▶ Stated problem:
Look through the material below. Copy each line that contains the string "chart".

▶ Source material:
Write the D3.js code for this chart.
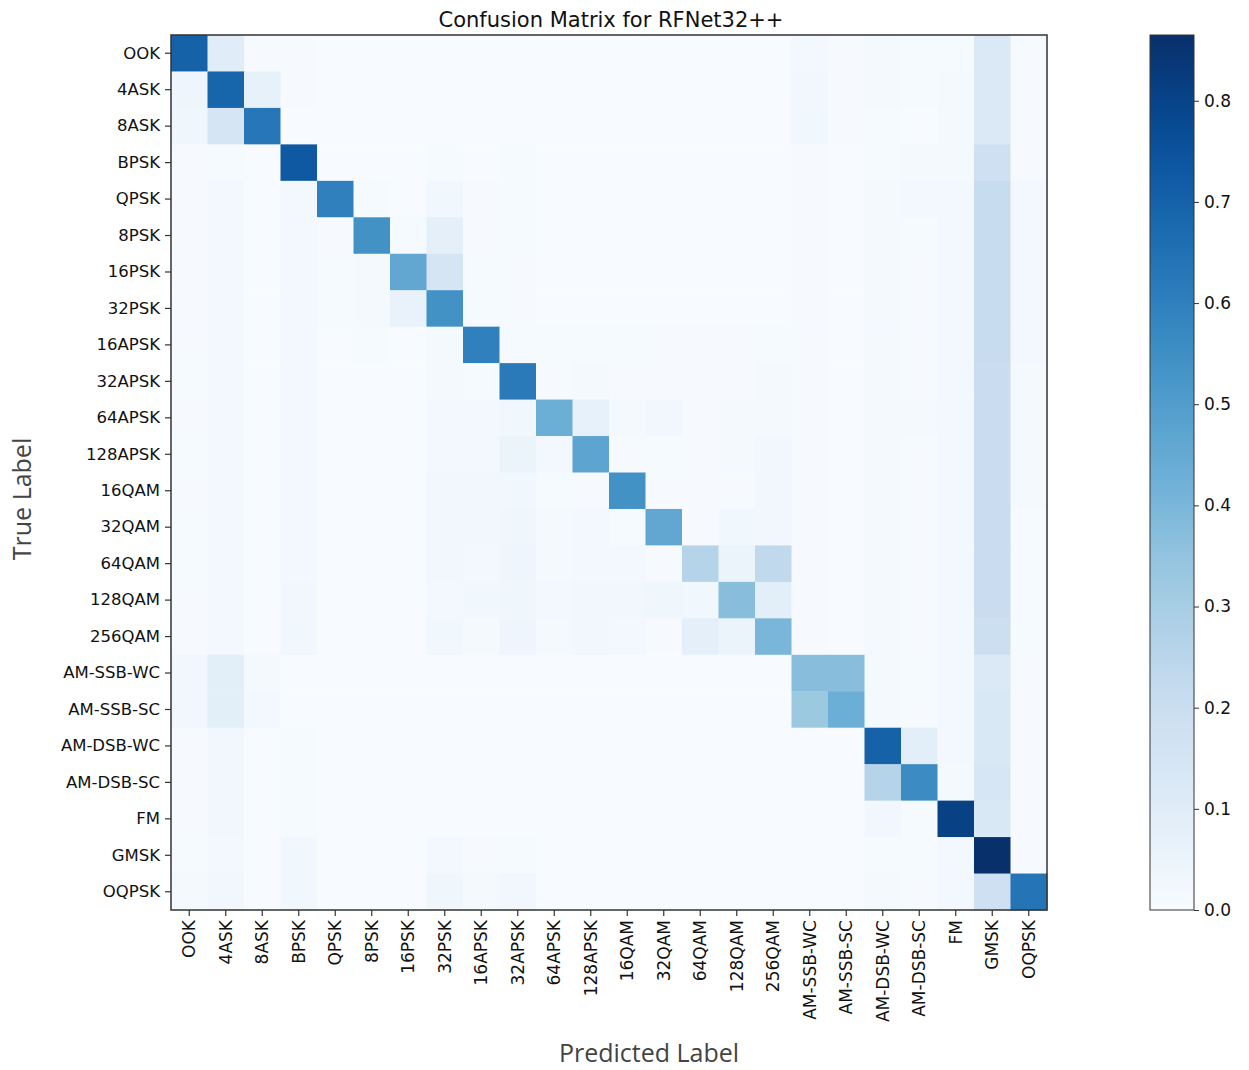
<!DOCTYPE html>
<html>
<head>
<meta charset="utf-8">
<script src="https://cdn.jsdelivr.net/npm/d3@7"></script>
<style>
  body { margin: 0; background: #fff; }
  .tick text { font-family: "DejaVu Sans", sans-serif; }
</style>
</head>
<body>
<div id="chart"></div>
<script>
// class names, same order on both axes
const labels = ['OOK', '4ASK', '8ASK', 'BPSK', 'QPSK', '8PSK', '16PSK', '32PSK', '16APSK', '32APSK',
  '64APSK', '128APSK', '16QAM', '32QAM', '64QAM', '128QAM', '256QAM', 'AM-SSB-WC', 'AM-SSB-SC',
  'AM-DSB-WC', 'AM-DSB-SC', 'FM', 'GMSK', 'OQPSK'];

// rows = true label, columns = predicted label
const matrix = [
  [0.70, 0.10, 0.005, 0.005, 0, 0, 0, 0, 0, 0, 0, 0, 0, 0, 0, 0, 0, 0.02, 0.005, 0.015, 0.01, 0.01, 0.12, 0.005],
  [0.04, 0.69, 0.07, 0.005, 0, 0, 0, 0, 0, 0, 0, 0, 0, 0, 0, 0, 0, 0.025, 0.005, 0.015, 0.01, 0.015, 0.12, 0.005],
  [0.035, 0.15, 0.63, 0, 0, 0, 0, 0, 0, 0, 0, 0, 0, 0, 0, 0, 0, 0.03, 0.005, 0.01, 0, 0.015, 0.12, 0.005],
  [0.005, 0.01, 0, 0.73, 0, 0, 0, 0.01, 0, 0.01, 0, 0, 0, 0, 0, 0, 0, 0.005, 0, 0.01, 0.015, 0.015, 0.18, 0.005],
  [0.005, 0.02, 0, 0.02, 0.60, 0.01, 0, 0.03, 0.005, 0.01, 0, 0, 0, 0, 0, 0, 0, 0.005, 0, 0.015, 0.02, 0.02, 0.21, 0.02],
  [0.005, 0.02, 0, 0.02, 0.005, 0.54, 0.01, 0.08, 0.005, 0.01, 0, 0, 0, 0, 0, 0, 0, 0.005, 0, 0.015, 0.01, 0.02, 0.21, 0.02],
  [0.005, 0.02, 0, 0.02, 0.01, 0.015, 0.46, 0.15, 0.01, 0.005, 0, 0, 0, 0, 0, 0, 0, 0.005, 0, 0.015, 0.005, 0.02, 0.21, 0.02],
  [0.005, 0.02, 0, 0.02, 0.01, 0.015, 0.06, 0.54, 0.01, 0.005, 0, 0, 0, 0, 0, 0, 0, 0.005, 0, 0.015, 0.005, 0.02, 0.21, 0.02],
  [0.005, 0.02, 0, 0.02, 0, 0.01, 0, 0.015, 0.60, 0.01, 0.01, 0.01, 0.01, 0.005, 0.005, 0.005, 0.01, 0.005, 0, 0.015, 0.005, 0.02, 0.21, 0.02],
  [0.01, 0.02, 0, 0.02, 0, 0, 0, 0.015, 0.01, 0.62, 0.005, 0.015, 0.005, 0.005, 0.005, 0.005, 0.015, 0.005, 0, 0.015, 0.005, 0.02, 0.20, 0.015],
  [0.005, 0.02, 0, 0.02, 0, 0, 0, 0.02, 0.02, 0.03, 0.43, 0.07, 0.015, 0.025, 0.005, 0.015, 0.015, 0.005, 0, 0.015, 0.015, 0.02, 0.20, 0.015],
  [0.01, 0.02, 0, 0.02, 0, 0, 0, 0.02, 0.02, 0.05, 0.02, 0.47, 0.005, 0.01, 0.005, 0.015, 0.025, 0.005, 0, 0.015, 0.005, 0.02, 0.20, 0.015],
  [0.005, 0.02, 0, 0.02, 0, 0, 0, 0.025, 0.025, 0.03, 0.01, 0.005, 0.54, 0.005, 0.005, 0.005, 0.025, 0.005, 0, 0.015, 0.005, 0.02, 0.20, 0.015],
  [0.01, 0.02, 0, 0.02, 0, 0, 0, 0.025, 0.025, 0.035, 0.015, 0.02, 0.01, 0.46, 0.005, 0.03, 0.025, 0.005, 0, 0.015, 0.005, 0.02, 0.20, 0.01],
  [0.01, 0.02, 0, 0.02, 0, 0, 0, 0.025, 0.02, 0.04, 0.015, 0.02, 0.02, 0.005, 0.26, 0.05, 0.23, 0.005, 0, 0.015, 0.005, 0.02, 0.20, 0.01],
  [0.005, 0.02, 0, 0.025, 0, 0, 0, 0.02, 0.03, 0.035, 0.02, 0.025, 0.025, 0.035, 0.03, 0.37, 0.09, 0.005, 0, 0.015, 0.005, 0.02, 0.20, 0.01],
  [0.005, 0.02, 0, 0.03, 0, 0, 0, 0.03, 0.015, 0.04, 0.015, 0.025, 0.02, 0.005, 0.08, 0.05, 0.40, 0.005, 0, 0.015, 0.005, 0.02, 0.19, 0.01],
  [0.025, 0.09, 0.015, 0, 0, 0, 0, 0, 0, 0, 0, 0, 0, 0, 0, 0, 0, 0.37, 0.37, 0.015, 0.01, 0.02, 0.12, 0.005],
  [0.025, 0.09, 0.02, 0, 0, 0, 0, 0, 0, 0, 0, 0, 0, 0, 0, 0, 0, 0.33, 0.43, 0.015, 0.005, 0.02, 0.13, 0.005],
  [0.005, 0.025, 0, 0.01, 0, 0, 0, 0, 0, 0, 0, 0, 0, 0, 0, 0, 0, 0, 0, 0.70, 0.09, 0.02, 0.13, 0.005],
  [0.005, 0.025, 0, 0.01, 0, 0, 0, 0, 0, 0, 0, 0, 0, 0, 0, 0, 0, 0, 0, 0.26, 0.56, 0.015, 0.14, 0.005],
  [0.005, 0.025, 0, 0.01, 0, 0, 0, 0, 0, 0, 0, 0, 0, 0, 0, 0, 0, 0, 0, 0.025, 0.01, 0.81, 0.13, 0.005],
  [0.01, 0.02, 0, 0.03, 0, 0, 0, 0.02, 0.005, 0.01, 0, 0, 0, 0, 0, 0, 0, 0, 0, 0.01, 0.01, 0.02, 0.865, 0.005],
  [0.015, 0.025, 0, 0.03, 0, 0, 0, 0.035, 0.015, 0.025, 0, 0, 0, 0, 0, 0, 0, 0, 0, 0.015, 0.005, 0.02, 0.18, 0.64]
];

const colorTicks = [0, 0.1, 0.2, 0.3, 0.4, 0.5, 0.6, 0.7, 0.8];
const vmax = 0.865;

// matplotlib "Blues" stops, interpolated linearly like the original colormap
const blues = ['#f7fbff', '#deebf7', '#c6dbef', '#9ecae1', '#6baed6', '#4292c6', '#2171b5', '#08519c', '#08306b'];

const width = 1249, height = 1070;
const plot = { left: 171, top: 35, right: 1047, bottom: 910 };
const bar = { left: 1150, width: 44 };

const svg = d3.select('#chart').append('svg')
  .attr('width', width)
  .attr('height', height);

const x = d3.scaleBand().domain(labels).range([plot.left, plot.right]);
const y = d3.scaleBand().domain(labels).range([plot.top, plot.bottom]);
const color = d3.scaleSequential(d3.piecewise(d3.interpolateRgb, blues)).domain([0, vmax]);

// cells
const cells = [];
matrix.forEach((row, i) => row.forEach((v, j) => cells.push({ t: labels[i], p: labels[j], v: v })));

svg.append('g').selectAll('rect')
  .data(cells)
  .enter().append('rect')
  .attr('x', d => x(d.p))
  .attr('y', d => y(d.t))
  .attr('width', x.bandwidth() + 0.5)
  .attr('height', y.bandwidth() + 0.5)
  .attr('fill', d => color(d.v));

// frame
svg.append('rect')
  .attr('x', plot.left).attr('y', plot.top)
  .attr('width', plot.right - plot.left).attr('height', plot.bottom - plot.top)
  .attr('fill', 'none').attr('stroke', '#333').attr('stroke-width', 1.5);

// axes
const xAxis = svg.append('g')
  .attr('transform', `translate(0,${plot.bottom})`)
  .call(d3.axisBottom(x).tickSize(6).tickPadding(4));
xAxis.selectAll('text')
  .attr('transform', 'rotate(-90)')
  .attr('text-anchor', 'end')
  .attr('x', -10).attr('y', 0).attr('dy', '0.35em')
  .style('font-size', '17px').attr('fill', '#111');

const yAxis = svg.append('g')
  .attr('transform', `translate(${plot.left},0)`)
  .call(d3.axisLeft(y).tickSize(6).tickPadding(5));
yAxis.selectAll('text').style('font-size', '16.5px').attr('fill', '#111');

[xAxis, yAxis].forEach(a => {
  a.select('.domain').remove();
  a.selectAll('line').attr('stroke', '#333').attr('stroke-width', 1.2);
});

// title and axis labels
svg.append('text')
  .attr('x', (plot.left + plot.right) / 2 + 2).attr('y', 27)
  .attr('text-anchor', 'middle')
  .style('font-family', '"DejaVu Sans", sans-serif').style('font-size', '21px')
  .attr('fill', '#111')
  .text('Confusion Matrix for RFNet32++');

svg.append('text')
  .attr('transform', `translate(31,499) rotate(-90)`)
  .attr('text-anchor', 'middle')
  .style('font-family', '"Open Sans", sans-serif').style('font-size', '25px')
  .attr('fill', '#444')
  .text('True Label');

svg.append('text')
  .attr('x', 649).attr('y', 1062)
  .attr('text-anchor', 'middle')
  .style('font-family', '"Open Sans", sans-serif').style('font-size', '25px')
  .attr('fill', '#444')
  .text('Predicted Label');

// colorbar
const cy = d3.scaleLinear().domain([0, vmax]).range([plot.bottom, plot.top]);
const grad = svg.append('defs').append('linearGradient')
  .attr('id', 'cbar').attr('x1', 0).attr('y1', 1).attr('x2', 0).attr('y2', 0);
d3.range(0, 1.0001, 0.05).forEach(t => {
  grad.append('stop').attr('offset', t).attr('stop-color', color(t * vmax));
});
svg.append('rect')
  .attr('x', bar.left).attr('y', plot.top)
  .attr('width', bar.width).attr('height', plot.bottom - plot.top)
  .attr('fill', 'url(#cbar)').attr('stroke', '#333').attr('stroke-width', 1);

const cAxis = svg.append('g')
  .attr('transform', `translate(${bar.left + bar.width},0)`)
  .call(d3.axisRight(cy).tickValues(colorTicks).tickFormat(d3.format('.1f')).tickSize(5).tickPadding(5));
cAxis.select('.domain').remove();
cAxis.selectAll('line').attr('stroke', '#333');
cAxis.selectAll('text').style('font-size', '17px').attr('fill', '#111');
</script>
</body>
</html>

▶ Solution below:
Write the D3.js code for this chart.
<div id="chart"></div>
const svg = d3.select('#chart').append('svg')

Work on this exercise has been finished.